E se esta sensação de alívio ao chegarmos ao final de um calendário for apenas mais uma ilusão formal? Qual de nós não estará meio estremecido com a retrospectiva de 2020?
Mas precisamos seguir! Única certeza!
Confirmações do previsto como necropolítica e um genocídio de caráter político-sanitário, nos conduzem para o terceiro ano do governo Bolsonaro; a pauta da dor social brasileira está assentada no centro dos vícios dos poderes, e nos tornamos povo refém.
Quem vai cobrar a força desse povo, para além desta que já mostra, sobrevivendo?

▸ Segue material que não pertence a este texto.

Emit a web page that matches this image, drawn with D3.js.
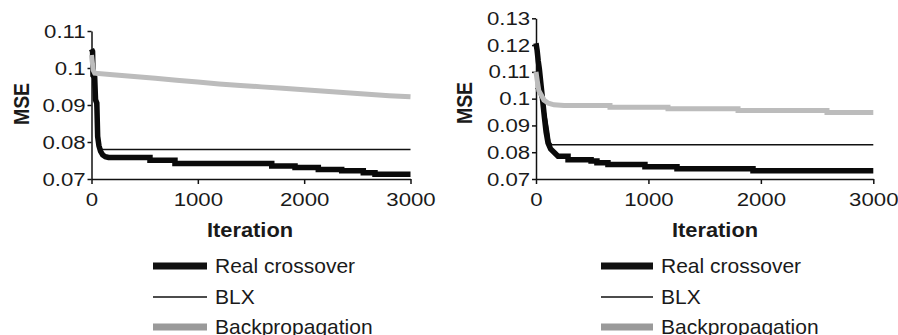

Sobreviver sem amargar, travar e adoecer é outra parte desta cena comum.
Muitos enfiados nos ambientes de tosquia fazem das religiões um ponto de encontro entre sofreres e desejos, esperanças e projeções, territórios híbridos onde o céu e o inferno comungam, participam, alentam e promovem estranhas formas de continuar vivendo.
Todas as explicações dadas até aqui ainda não responderam aquilo que o silêncio das profundas angústias utiliza em nome dos deuses particulares.
Quem vai desvendar os segredos que não se buscam conhecer?
Convencidos a seguir caminhos abertos poucos conseguem ousar a abertura de caminhos novos. E dos gabinetes o intelecto pode confundir mais do que de fato saber sobre essa ausência de brilho nos olhos do povo. O risco bravio do fundamentalismo não é fé!
Espiritualidade pode ser compreendida como atributo social ou é uma caixinha de música trancada em nosso ser?
No chão de barro está a força ora cambiante, ora saltitante, de uma realidade acostumada a não ter. Esse saber valida o amanhã de quem não espera. Talvez seja o roteiro mais seguro para 2021, o vácuo das projeções de um ano feliz.
Mas estamos vencendo 2020, arranhados ou mortalmente feridos, continuamos instigando a natureza animal, revestida de sociabilidade e cultura a fazer sua luta. Arfantes, embriagados, delirantes ou declinados, aqui chegamos e ensaiamos outro passo.
No movimento seguinte já nos veremos a cantarolar um salmo, declamar um poema curto, ninar uma criança que confia em nós. A sequência é a mola que nos retira da lama, que tinge de laranja o alvorecer!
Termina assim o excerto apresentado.